Crítica | Sob Total Controle
Sob Total Controle é um dos filmes da mostra internacional do É Tudo Verdade. O documentário ficou conhecido mundialmente por expor os podres do governo de Donald Trump ao lidar com a pandemia de Covid-19. Dirigido pelo trio Alex Gibney, Ophelia Harutyunyan e Suzanne Hillinger, a produção, além de informar sobre a cobertura de uma pandemia, também serve de comentário metalinguístico, mostrando as dificuldades de uma equipe de filmagem em fazer um filme com o isolamento social dos entrevistados e de pessoas ligadas aos fatos.
Dois elementos saltam aos olhos do espectador logo de cara: a primeira é a narração que poderia causar incomodo mas, dado o modo lunático como os EUA lidaram com a pandemia em seu início, se faz necessária. Pois as imagens sozinhas talvez pudessem elucidar o suficiente, sendo necessária a exposição. A outra questão curiosa são as cenas de negacionistas ignorando ou agredindo pessoas comuns em mercados, lojas e afins. Agindo de maneira covarde e perigosa do ponto de vista sanitário, cenas que não nos chocam tanto por sabermos que em nosso país a ações ainda piores.
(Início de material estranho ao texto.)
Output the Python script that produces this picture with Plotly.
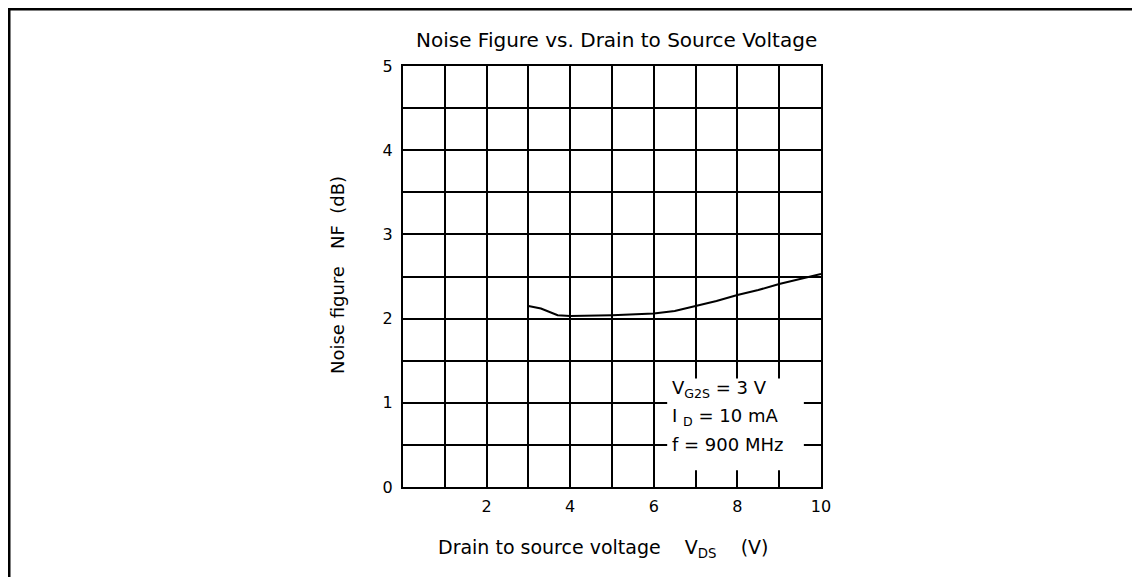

Para as futuras gerações, especialmente para alguém que não sabe pouco respeito desses tempos de pandemia em 2020-21, o documentário será um bom ponto de partida sobre o impacto mundial da Covid. Pois detalhe bem os acontecimentos, incluindo o primeiro surto em Wujan na China, com direito a entrevistas com o até então presidente americano. Uma das problemáticas que o diretor lida nessa obra é sobre o futuro, a evolução da doença, suas mutações e demais aspectos impossíveis de prever, determinando como ainda é incerto o futuro após o impacto dessa doença.
Além disso, o documentário também mostra como o estado norte americano surpreendeu a comunidade mundial negativamente, colocando Robert Redfield, um virologista controverso, a frente de organizações como o CDC (Centro de Controle e Prevenção de Doenças). As frases polêmicas do virologista são anteriores a pandemia. No primeiro surto de HIV sugeriu uma medida religiosa de celibato para evitar a propagação da AIDS. Demonstrando como fundamentalismos são tão perigosos como doenças. Outro exemplo negativo é a entrevista com Vladimir Zelenko, o sujeito que descobriu a hidroxicloroquina como forma de lidar com a doença nos Estados Unidos. O mesmo medicamento que não tem qualquer comprovação contra o vírus e que ainda é defendido pelo governo brasileiro como parte do fajuto tratamento precoce para coronavírus.
Assistir Sob Total Controle causa um pouco de agonia, ainda mais em plateias mais sensíveis. A série de eventos que poderiam ajudar a evitar a catástrofe são inúmeras, e ver como as autoridades foram ou passivas ou deliberadamente mesquinhas e desonestas em nome de qualquer ideologia irrealista é desolador. As coletivas de imprensa, então, são um show a parte. Enquanto o imunologista Dr. Anthony Fauci falava para as pessoas não irem para lugares de fácil aglomeração, a equipe econômica de Trump o contradizia na mesma entrevista. É tragicômico, e incomodamente semelhante ao que ocorreu no começo da pandemia no governo brasileiro e nos choques entre Henrique Mandetta, o ministro da Saúde, e o presidente do Brasil Jair Bolsonaro. A imitação é barata e triste.
O documentário tão intenso que chega a ser tragicômico. A adjetivação poderia soar como pejorativa, mas não é. Para qualquer analista que vive em um cenário ainda tão assolado por essas questões certamente se sensibilizará com o olhar desesperado dos entrevistados. Olhares honestos de pessoas da indústria médica ou farmacêutica que falam a respeito dos esforços para driblar o governo a fim de dar alguma segurança ao povo.